— start of PROVIDED MATERIAL —

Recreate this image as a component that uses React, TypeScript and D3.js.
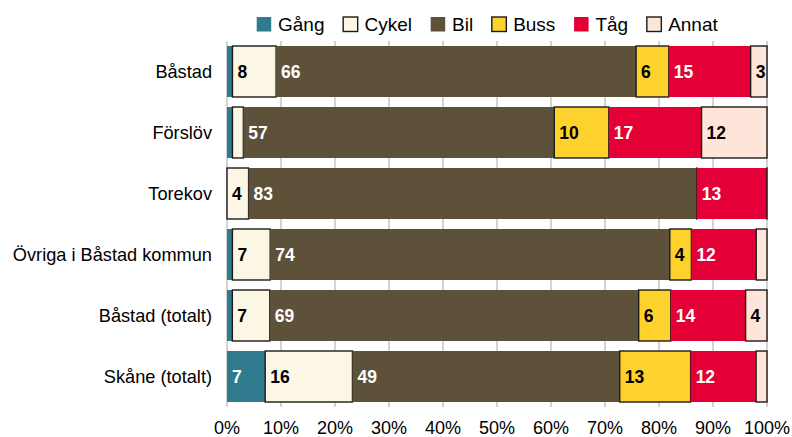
import React, { useEffect, useRef } from "react";
import * as d3 from "d3";

const categories = [
  "Båstad",
  "Förslöv",
  "Torekov",
  "Övriga i Båstad kommun",
  "Båstad (totalt)",
  "Skåne (totalt)",
];
const seriesNames = ["Gång", "Cykel", "Bil", "Buss", "Tåg", "Annat"];
const gang = [1, 1, 0, 1, 1, 7];
const cykel = [8, 2, 4, 7, 7, 16];
const bil = [66, 57, 83, 74, 69, 49];
const buss = [6, 10, 0, 4, 6, 13];
const tag = [15, 17, 13, 12, 14, 12];
const annat = [3, 12, 0, 2, 4, 2];
const xTicks = [0, 0.1, 0.2, 0.3, 0.4, 0.5, 0.6, 0.7, 0.8, 0.9, 1];

const colors = ["#317b8e", "#fcf6e4", "#5e5139", "#fdd22c", "#e40037", "#fde5da"];
const outlined = [false, true, false, true, false, true];
const darkText = [false, true, false, true, false, true];

const W = 792;
const H = 437;
const margin = { top: 41, right: 25, bottom: 30, left: 227 };
const FONT = "'Liberation Sans', Arial, sans-serif";

const App = () => {
  const ref = useRef<SVGSVGElement | null>(null);

  useEffect(() => {
    document.body.style.margin = "0";
    const svg = d3.select(ref.current);
    svg.selectAll("*").remove();

    const rows = categories.map((c, i) => ({
      cat: c,
      Gång: gang[i],
      Cykel: cykel[i],
      Bil: bil[i],
      Buss: buss[i],
      Tåg: tag[i],
      Annat: annat[i],
    }));
    const stacked = d3
      .stack<any>()
      .keys(seriesNames)
      .offset(d3.stackOffsetExpand)(rows);

    const x = d3.scaleLinear().domain([0, 1]).range([margin.left, W - margin.right]);
    const y = d3
      .scaleBand()
      .domain(categories)
      .range([margin.top, H - margin.bottom])
      .paddingInner(0.164)
      .paddingOuter(0.082);

    // gridlines
    svg
      .append("g")
      .selectAll("line")
      .data(xTicks)
      .join("line")
      .attr("x1", (d) => x(d))
      .attr("x2", (d) => x(d))
      .attr("y1", margin.top)
      .attr("y2", H - margin.bottom)
      .attr("stroke", "#c4c4c4")
      .attr("stroke-width", 1.5);

    // bars
    const groups = svg
      .append("g")
      .selectAll("g")
      .data(stacked)
      .join("g")
      .attr("fill", (d, i) => colors[i]);

    groups
      .selectAll("rect")
      .data((s, i) => s.map((p) => ({ p, i })))
      .join("rect")
      .attr("x", (d) => x(d.p[0]))
      .attr("y", (d) => y(d.p.data.cat)!)
      .attr("width", (d) => Math.max(0.01, x(d.p[1]) - x(d.p[0])))
      .attr("height", y.bandwidth())
      .attr("stroke", (d) => (outlined[d.i] ? "#1a1a1a" : "none"))
      .attr("stroke-width", 1.4);

    // value labels
    groups
      .selectAll("text")
      .data((s, i) =>
        s.map((p, j) => ({ p, i, v: rows[j][seriesNames[i]] })).filter((d) => d.v >= 3)
      )
      .join("text")
      .attr("x", (d) => x(d.p[0]) + 5)
      .attr("y", (d) => y(d.p.data.cat)! + y.bandwidth() / 2)
      .attr("dy", "0.36em")
      .attr("fill", (d) => (darkText[d.i] ? "#000" : "#fff"))
      .style("font-family", FONT)
      .style("font-weight", "bold")
      .style("font-size", "17.5px")
      .text((d) => d.v);

    // category labels
    svg
      .append("g")
      .selectAll("text")
      .data(categories)
      .join("text")
      .attr("x", margin.left - 15)
      .attr("y", (d) => y(d)! + y.bandwidth() / 2)
      .attr("dy", "0.36em")
      .attr("text-anchor", "end")
      .attr("fill", "#000")
      .style("font-family", FONT)
      .style("font-size", "18.2px")
      .text((d) => d);

    // x tick labels
    svg
      .append("g")
      .selectAll("text")
      .data(xTicks)
      .join("text")
      .attr("x", (d) => x(d))
      .attr("y", 434)
      .attr("text-anchor", "middle")
      .attr("fill", "#000")
      .style("font-family", FONT)
      .style("font-size", "18px")
      .text((d) => d3.format(".0%")(d));

    // legend
    const legend = svg.append("g").attr("transform", "translate(256, 24)");
    let lx = 0;
    seriesNames.forEach((name, i) => {
      const item = legend.append("g").attr("transform", `translate(${lx}, 0)`);
      item
        .append("rect")
        .attr("x", 0.7)
        .attr("y", -7)
        .attr("width", 14.5)
        .attr("height", 14.5)
        .attr("fill", colors[i])
        .attr("stroke", outlined[i] ? "#1a1a1a" : "none")
        .attr("stroke-width", 1.4);
      const t = item
        .append("text")
        .attr("x", 22)
        .attr("y", 0)
        .attr("dy", "0.36em")
        .attr("fill", "#000")
        .style("font-family", FONT)
        .style("font-size", "19px")
        .text(name);
      const tw = (t.node() as SVGTextElement).getComputedTextLength();
      lx += 22 + tw + 18;
    });
  }, []);

  return <svg ref={ref} width={W} height={H} style={{ display: "block" }} />;
};

export default App;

— end of PROVIDED MATERIAL —

# EXERCISE DETAILS
Omit the pictures, then repeat exactly each line from the beginning of the listing through the line with "0.8, 0.9, 1];".

# RESULT
Recreate this image as a component that uses React, TypeScript and D3.js.
import React, { useEffect, useRef } from "react";
import * as d3 from "d3";

const categories = [
  "Båstad",
  "Förslöv",
  "Torekov",
  "Övriga i Båstad kommun",
  "Båstad (totalt)",
  "Skåne (totalt)",
];
const seriesNames = ["Gång", "Cykel", "Bil", "Buss", "Tåg", "Annat"];
const gang = [1, 1, 0, 1, 1, 7];
const cykel = [8, 2, 4, 7, 7, 16];
const bil = [66, 57, 83, 74, 69, 49];
const buss = [6, 10, 0, 4, 6, 13];
const tag = [15, 17, 13, 12, 14, 12];
const annat = [3, 12, 0, 2, 4, 2];
const xTicks = [0, 0.1, 0.2, 0.3, 0.4, 0.5, 0.6, 0.7, 0.8, 0.9, 1];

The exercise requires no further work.